Now, back to the previous thought, and here's the real point. The Doctor hasn't betrayed them at the end. He hasn't been lying to them, he hasn't been manipulating them, nor has he REALLY been manipulated. What the Doctor is actually guilty of is simply trying to work through the events in a linear manner when he clearly doesn't have to. He's trying to live as if one thing builds on another which builds on another which leads to a conclusion and they just overwhelmingly don't. He's guilty, in short, of trying to have a Doctor Who adventure. When all he really needed to do was jump to the end bit, take care of that, and be done with the situation.
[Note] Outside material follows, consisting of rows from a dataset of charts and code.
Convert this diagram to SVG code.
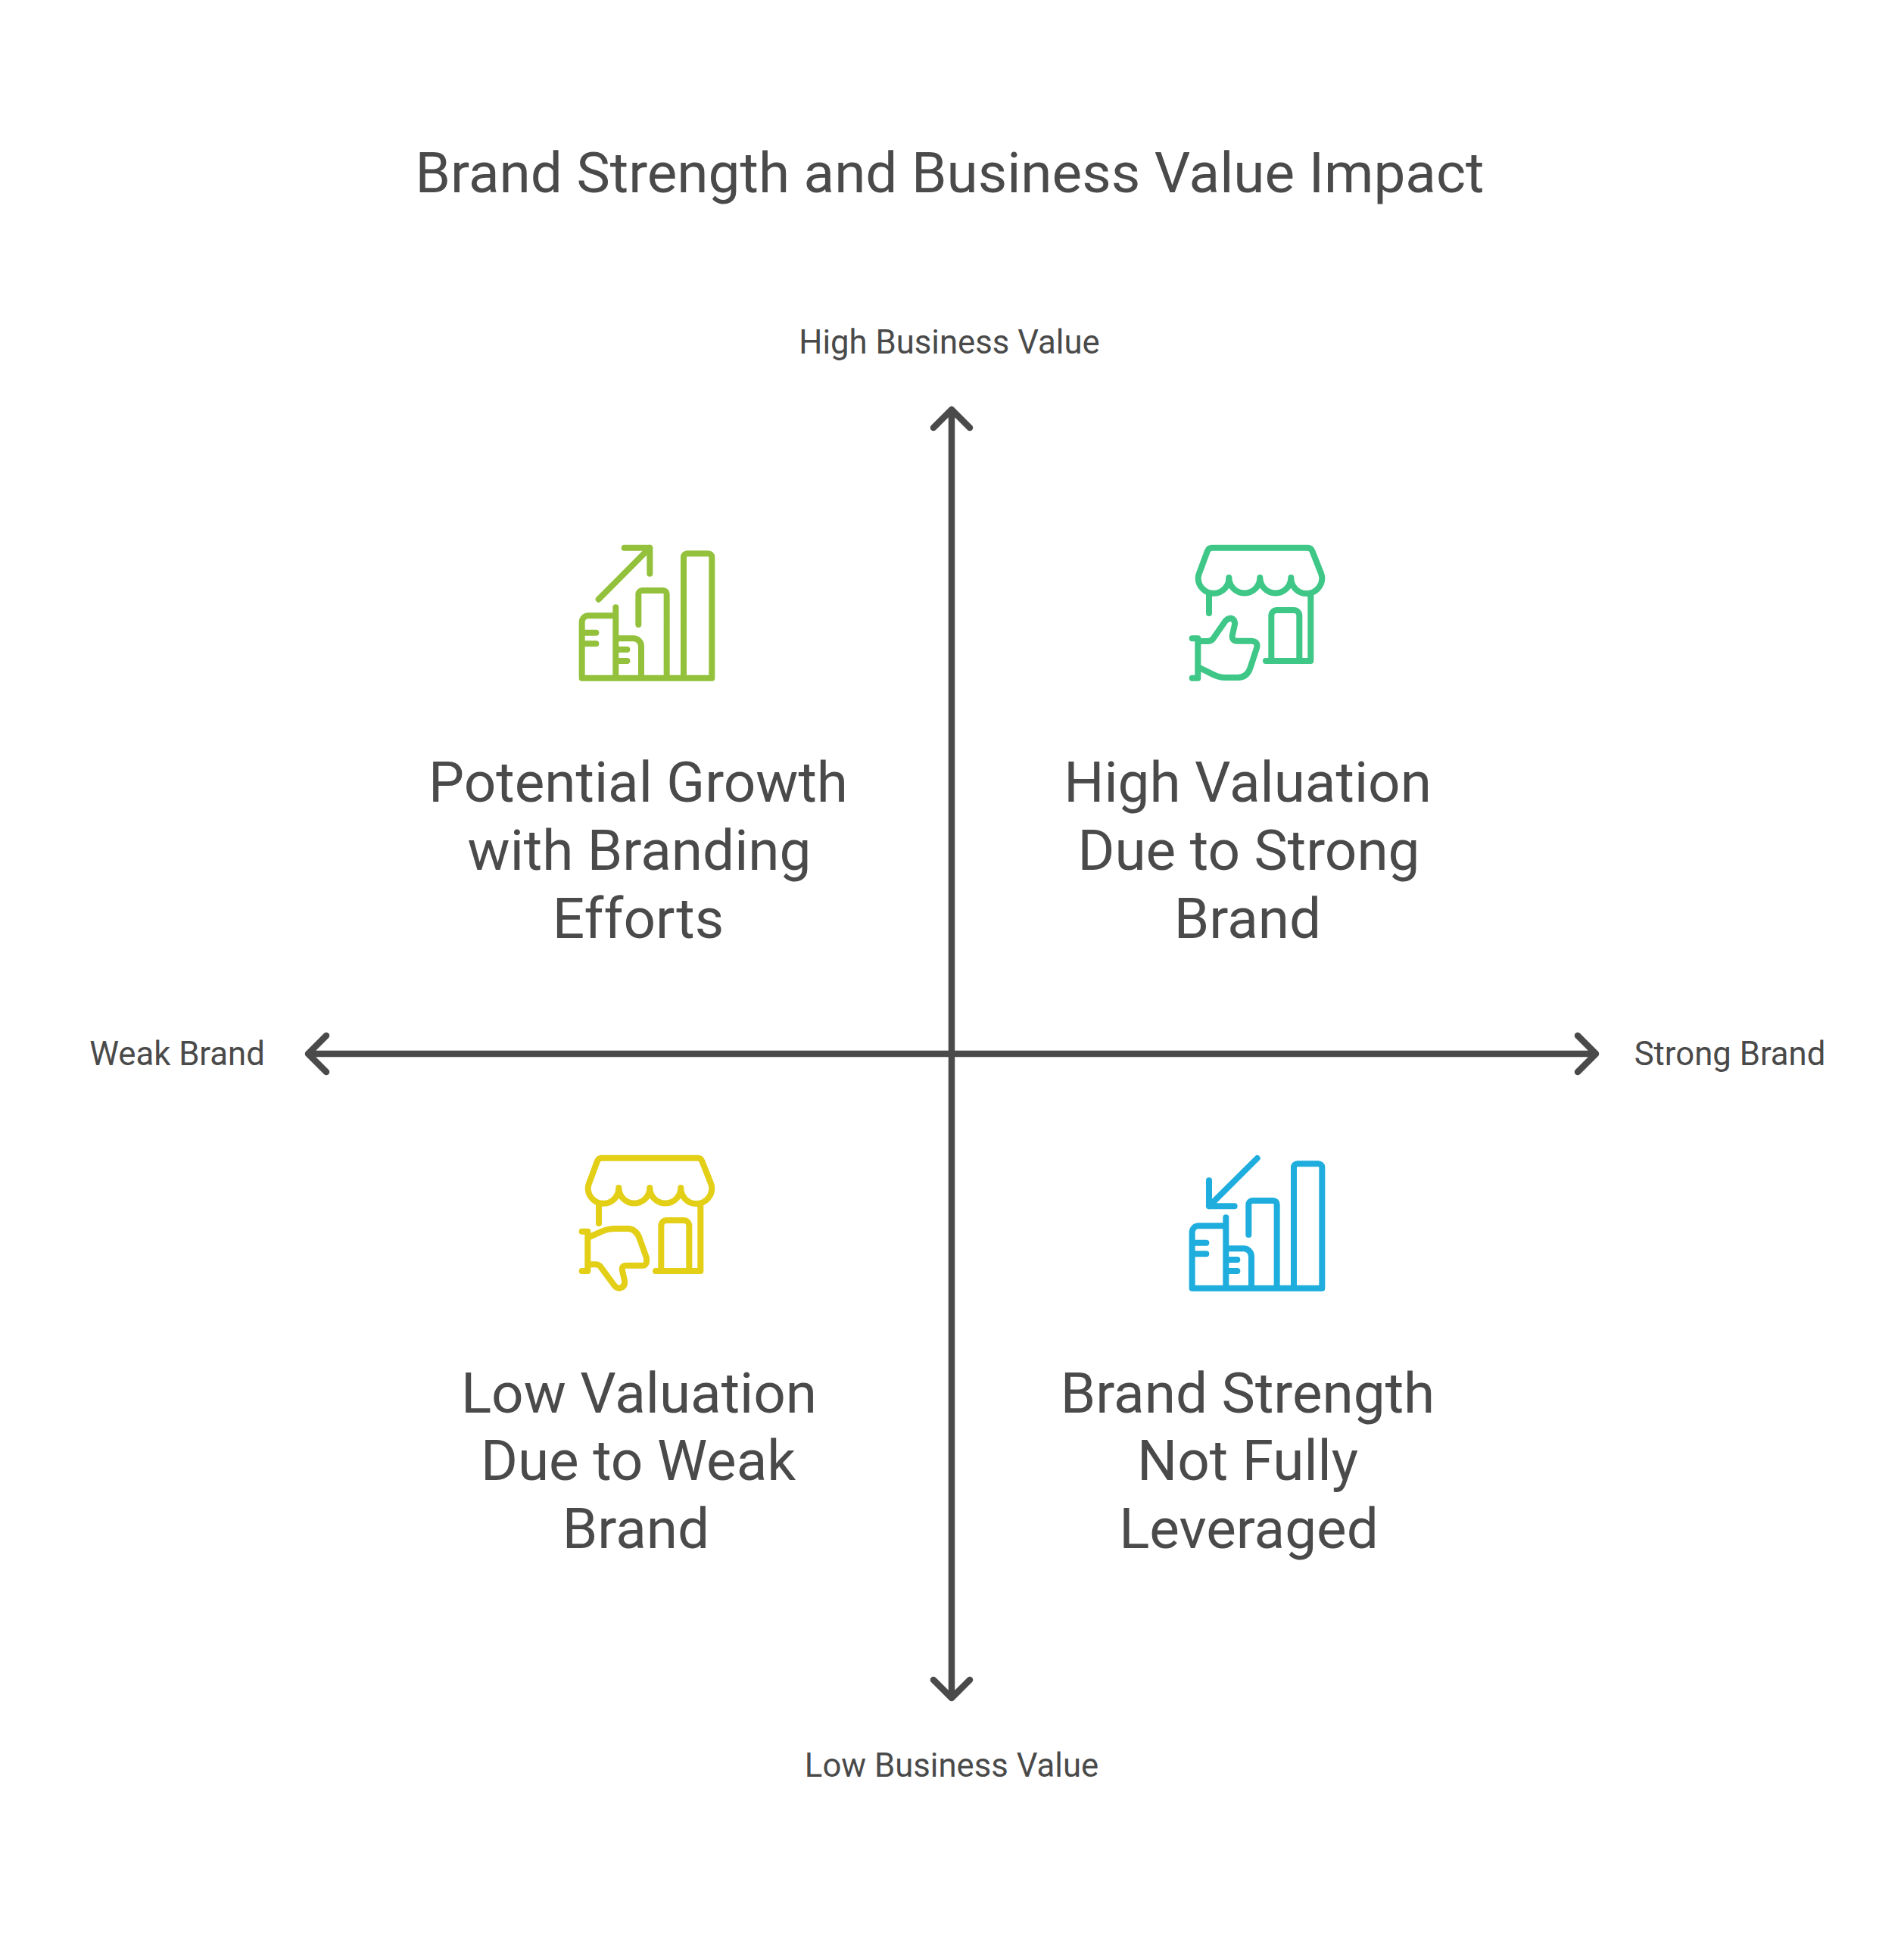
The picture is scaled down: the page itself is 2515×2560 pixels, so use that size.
<svg xmlns="http://www.w3.org/2000/svg" xmlns:xlink="http://www.w3.org/1999/xlink" width="2515" height="2560" viewBox="0 0 2515 2560">
<style>
text{font-family:Roboto,"Liberation Sans",sans-serif;fill:#4A4A4A;text-anchor:middle}
.title{font-size:74.67px}
.axis{font-size:43.7px}
.q{font-size:74.67px}
.ax{fill:none;stroke:#4A4A4A;stroke-width:8.5;stroke-linecap:round;stroke-linejoin:round}
.ic{fill:none;stroke-width:24;stroke-linecap:round;stroke-linejoin:round}
</style>
<defs>
<g id="bars"><path d="M86 587H601V108a14 14 0 0 0-14-14H503a14 14 0 0 0-14 14V587M86 587V365a25 25 0 0 1 25-25H220M220 307V587M220 430H290a31 31 0 0 1 31 31V587M86 407H142M86 451H142M220 474H265M220 519H265M310 375V255a15 15 0 0 1 15-15H408a14 14 0 0 1 14 14V587"/></g>
<g id="shop"><path d="M152 71H533Q545 71 550 83L585 172Q589 182 589 192A61 61 0 0 1 466 189A61 61 0 0 1 343 189A61 61 0 0 1 220 189A61 61 0 0 1 98 192Q98 182 102 172L135 83Q140 71 152 71ZM141 255V330M544 250V519H366M388 519V340a22 22 0 0 1 22-22H477a22 22 0 0 1 22 22V519"/></g>
</defs>
<rect width="2515" height="2560" fill="#fff"/>
<text class="title" x="1254.500" y="253.500">Brand Strength and Business Value Impact</text>
<g id="connectors">
<path class="ax" d="M1257 541V2243M1233 565L1257 541L1281 565M1233 2219L1257 2243L1281 2219"/>
<path class="ax" d="M407 1392H2108M431 1368L407 1392L431 1416M2084 1368L2108 1392L2084 1416"/>
</g>
<g id="axis-top"><text class="axis" x="1254" y="467">High Business Value</text></g>
<g id="axis-bottom"><text class="axis" x="1257" y="2347">Low Business Value</text></g>
<g id="axis-left"><text class="axis" x="234" y="1407">Weak Brand</text></g>
<g id="axis-right"><text class="axis" x="2285" y="1407">Strong Brand</text></g>
<g id="node-potential">
<g class="ic" stroke="#93C13C" transform="translate(740 700) scale(.3333)"><use xlink:href="#bars"/><path d="M152 275L355 71M254 71H355V173"/></g>
<text class="q" x="843" y="1059">Potential Growth</text><text class="q" x="844.500" y="1149">with Branding</text><text class="q" x="843" y="1239">Efforts</text>
</g>
<g id="node-high">
<g class="ic" stroke="#3EC786" transform="translate(1550 700) scale(.3333)"><use xlink:href="#shop"/><path d="M74 430H97V587H74M97 441H135Q150 441 158 430L205 362Q215 350 228 350Q245 355 243 375L233 420Q232 440 252 440H310Q335 442 331 465L305 545Q293 585 255 585H205Q180 585 155 572L97 543"/></g>
<text class="q" x="1648" y="1059">High Valuation</text><text class="q" x="1649.500" y="1149">Due to Strong</text><text class="q" x="1648" y="1239">Brand</text>
</g>
<g id="node-low">
<g class="ic" stroke="#E2CF16" transform="translate(750 1510) scale(.3333)"><use xlink:href="#shop" transform="translate(-18 -12)"/><path d="M56 350H79V507H56M79 375L135 350Q160 339 190 339H240Q275 342 287 385L312 455Q316 490 290 485H232Q212 485 216 505L225 545Q228 570 205 575Q192 575 185 565L130 490Q122 480 110 481H79"/></g>
<text class="q" x="844" y="1866">Low Valuation</text><text class="q" x="843" y="1955">Due to Weak</text><text class="q" x="840" y="2045">Brand</text>
</g>
<g id="node-brand">
<g class="ic" stroke="#1FADDD" transform="translate(1550 1510) scale(.3333)"><use xlink:href="#bars" transform="translate(-12 -12)"/><path d="M332 60L141 250M141 148V250H242"/></g>
<text class="q" x="1648" y="1866">Brand Strength</text><text class="q" x="1648" y="1955">Not Fully</text><text class="q" x="1649.500" y="2045">Leveraged</text>
</g>
</svg>
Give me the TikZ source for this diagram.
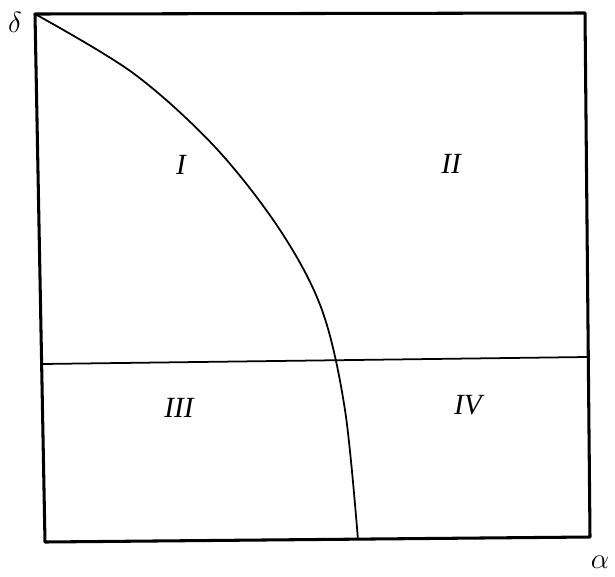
\documentclass[tikz,border=0pt]{standalone}
\usepackage{fontspec}
\setmainfont{Liberation Serif}
\usepackage{amsmath}
\usepackage{tikz}

\begin{document}
\begin{tikzpicture}[x=0.03cm, y=-0.03cm,
  frame/.style={draw, line width=2.6pt, line join=round},
  thin/.style={draw, line width=1.5pt},
  region/.style={font=\fontsize{25}{28}\selectfont\itshape, inner sep=0pt},
  axis/.style={font=\fontsize{24}{28}\selectfont, inner sep=0pt}]
\useasboundingbox (0,0) rectangle (615,576);
% corners of the box
\coordinate (tl) at (35,14);
\coordinate (tr) at (585,13);
\coordinate (br) at (590,537);
\coordinate (bl) at (45,542);
\coordinate (hl) at (42,364);
\coordinate (hr) at (587,357);
\draw[frame] (tl) -- (tr) -- (br) -- (bl) -- cycle;
\draw[thin] (hl) -- (hr);
\draw[thin] plot[smooth, tension=0.55] coordinates {(tl) (133,73) (215,147)
  (280,230) (322,310) (345,410) (358,540)};
\node[region] (rI)   at (181,165) {I};
\node[region] (rII)  at (451,164) {II};
\node[region] (rIII) at (179,408) {III};
\node[region] (rIV)  at (468,405) {IV};
\node[axis] (delta) at (15,22)  {$\delta$};
\node[axis] (alpha) at (600,562) {$\alpha$};
\end{tikzpicture}
\end{document}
It's Anji, coming from our time, a time of digital viewpoint towards media, who points out the glaringly obvious. That he could have just skipped to the end and saved them all a lot of bother.

And this is the essential question that the book is interested in exploring. Is it possible to tell a story through digital storytelling methods? And if so, what does that story look like? When we lose the analogue thinking behind traditional Who structure, what all else do we really lose? And are those things that we're willing to give up?

Is it possible to tell a story through digital storytelling methods? It's a valid question.

Even if - as seems to be the case from the above reviews - most readers respond, 'No.'

Personally, I loved the exploration of the issue. Even if I'm the only one who saw it that way.